Live Nation Teams To Reduce Waste At Sheds; Festival Promoter: ‘Business-Wise, It’s A Good Move’
Jiffy Lube Live – Jiffy Lube Live
Concert promotion and ticketing giant Live Nation has committed to remove all single-use plastic straws in favor of a marine-friendly paper alternative at all of its 45-plus U.S. owned and operated amphitheaters, teaming with environmental organization The Lonely Whale.
“The ocean belongs to all of us and everyone deserves access to tools that empower us to keep our ocean free of plastic pollution,” said Adrian Grenier, Lonely Whale Co-Founder and UN Environment Goodwill Ambassador. “The For A Strawless Ocean toolkit allows anyone to take the torch from Lonely Whale, and all of those who have come before us, to create independent waves of change For A Strawless Ocean.”
Live Nation estimates this change will spare the use of over 3 million plastic straws at its amphitheater shows this summer. Live Nation and Lonely Whale are collaborating to progress a new standard for sustainable straw use across live events beginning this year. Live Nation estimates this change will spare the use of over 3 million plastic straws at its amphitheater shows this summer.
Lonely Whale, which seeks to drive “market-based change on behalf of our oceans,” today announced the “For A Strawless Ocean” toolkit to reduce the 10 million-plus metric tons of plastic scientists estimate enter the ocean each year, starting with the single-use plastic straw.
Global stakeholders in the initiative include Live Nation, the City of Malibu, World Surf League PURE, Wildlife Conservation Society, Shedd Aquarium, Cachet Hospitality Group, and Loyola Marymount University, as well as the Chicago Athletic Association hotel and its onsite food and beverage partner Land & Sea Dept.
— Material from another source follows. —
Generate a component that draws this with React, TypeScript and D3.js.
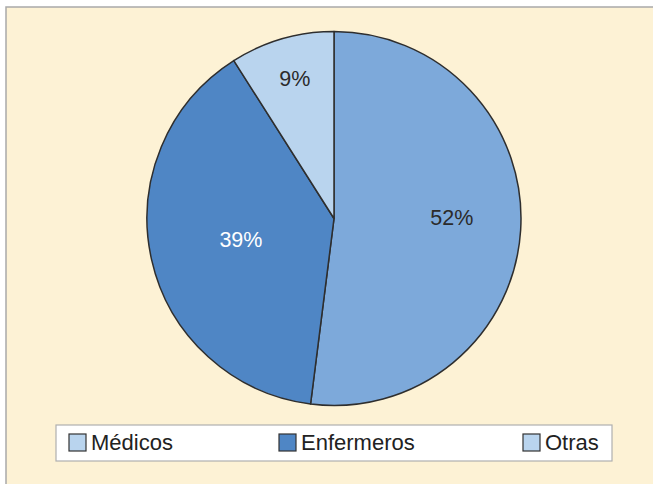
import React, { useEffect, useRef } from 'react';
import * as d3 from 'd3';

const categories = ['Médicos', 'Enfermeros', 'Otras'];
const sliceValues = [52, 39, 9];
const sliceLabels = ['52%', '39%', '9%'];
const sliceColors = ['#7da9da', '#4f86c5', '#b9d4ee'];
const legendColors = ['#b9d4ee', '#4f86c5', '#b9d4ee'];
const labelColors = ['#2b2b2b', '#ffffff', '#2b2b2b'];
// label distance from center (fraction of radius) and small angle nudge (radians)
const labelRadius = [0.63, 0.51, 0.78];
const labelNudge = [-0.07, 0, 0.01];

const W = 653;
const H = 484;

export default function App() {
  const svgRef = useRef<SVGSVGElement>(null);

  useEffect(() => {
    if (!svgRef.current) return;
    const svg = d3.select(svgRef.current);
    svg.selectAll('*').remove();

    // frame
    svg.append('rect').attr('width', W).attr('height', H).attr('fill', '#ffffff');
    svg.append('rect')
      .attr('x', 6).attr('y', 7)
      .attr('width', W + 10).attr('height', H + 10)
      .attr('fill', '#fdf2d5')
      .attr('stroke', '#a9a9a9')
      .attr('stroke-width', 1.5);

    const cx = 334;
    const cy = 218.5;
    const R = 187;

    const pie = d3.pie<number>().sort(null).value(d => d);
    const arcs = pie(sliceValues);
    const arc = d3.arc<d3.PieArcDatum<number>>().innerRadius(0).outerRadius(R);

    const g = svg.append('g').attr('transform', `translate(${cx},${cy})`);
    g.selectAll('path.slice')
      .data(arcs)
      .enter()
      .append('path')
      .attr('class', 'slice')
      .attr('d', arc)
      .attr('fill', (_, i) => sliceColors[i])
      .attr('stroke', '#2e2e2e')
      .attr('stroke-width', 1.5)
      .attr('stroke-linejoin', 'round');

    g.selectAll('text.lbl')
      .data(arcs)
      .enter()
      .append('text')
      .attr('class', 'lbl')
      .attr('transform', (d, i) => {
        const r = R * labelRadius[i];
        const a = (d.startAngle + d.endAngle) / 2 + labelNudge[i];
        return `translate(${r * Math.sin(a)},${-r * Math.cos(a)})`;
      })
      .attr('text-anchor', 'middle')
      .attr('dy', '0.36em')
      .attr('font-family', '"Liberation Sans", Arial, sans-serif')
      .attr('font-size', 21.5)
      .attr('fill', (_, i) => labelColors[i])
      .text((_, i) => sliceLabels[i]);

    // legend
    svg.append('rect')
      .attr('x', 56).attr('y', 425)
      .attr('width', 556).attr('height', 36)
      .attr('fill', '#ffffff')
      .attr('stroke', '#b0b0b0')
      .attr('stroke-width', 1.2);

    const legendX = [69, 279, 523];
    const lg = svg.append('g');
    categories.forEach((c, i) => {
      lg.append('rect')
        .attr('x', legendX[i]).attr('y', 434)
        .attr('width', 17).attr('height', 17)
        .attr('fill', legendColors[i])
        .attr('stroke', '#333333')
        .attr('stroke-width', 1.2);
      lg.append('text')
        .attr('x', legendX[i] + 22).attr('y', 450)
        .attr('font-family', '"Liberation Sans", Arial, sans-serif')
        .attr('font-size', 22)
        .attr('fill', '#222222')
        .text(c);
    });
  }, []);

  return (
    <svg
      ref={svgRef}
      width={W}
      height={H}
      style={{ position: 'absolute', left: 0, top: 0, display: 'block' }}
    />
  );
}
Live Nation’s owned or operated U.S. amphitheatres include Ascend Amphitheatre in Nashville, The Gorge in Washington, Jiffy Lube Live in Virginia, Toyota Pavilion at Montage Mountain in Scranton, Pa., PNC Bank Arts Center in New Jersey, Sleep Train Amphitheatre in California and many others.
The toolkit is available at strawlessocean.org.
See Also: Let’s Head To Some Sheds! Ampthitheatre Season Launching
The adoption of the strawless program mirrors a larger trend mostly noticed at festivals to reduce waste in recent years, with major events like Glastonbury Festival in England pledging to get rid of plastic bottles entirely by 2019 and using steel cups onsite, and indie events such as the Air + Style festival in Los Angeles using paper water cartons rather than plastic bottles.
– Levitate Music Festival
Another indie festival aiming to reduce its carbon footprint is Levitate Music and Arts Festival in Marshfield, Mass, which released a sustainability report in 2017 that says its waste-reduction measures eliminated the need for more than 31,000 single-use water bottles on site. During 2017’s Levitate, nearly 4,000 gallons of water were pumped onsite through 12 water-filling stations where custom nalgene and steel water cups were provided.
“What’s really amazing is how much waste there would be if you weren’t making a diligent effort to conserve,” Levitate founder Daniel Hassett told Pollstar. “It’s cool because it’s a multi-front thing. You have to invest some time and effort and money in it to do it right but in reality it’s not only something that helps the environment and educates future generations but it’s actually, business wise, a good move. You end up saving quite a bit of money if you use less.”
Levitate this year July 7-8 features Trey Anastasio Band, The Head And The Heart, Slightly Stoopid, Rebelution, Lake Street Dive, Xavier Rudd and many others.
Hassett said festivalgoers are happy to partake.
“You have to wrap your head around it, have to invest some time and thought,” Hassett said of the waste-reduction plan. “And I get it when you’re a business moving fast and it’s hard to slow down and reassess how you do things. But it’s nice when something like that lines up with business interests as well.”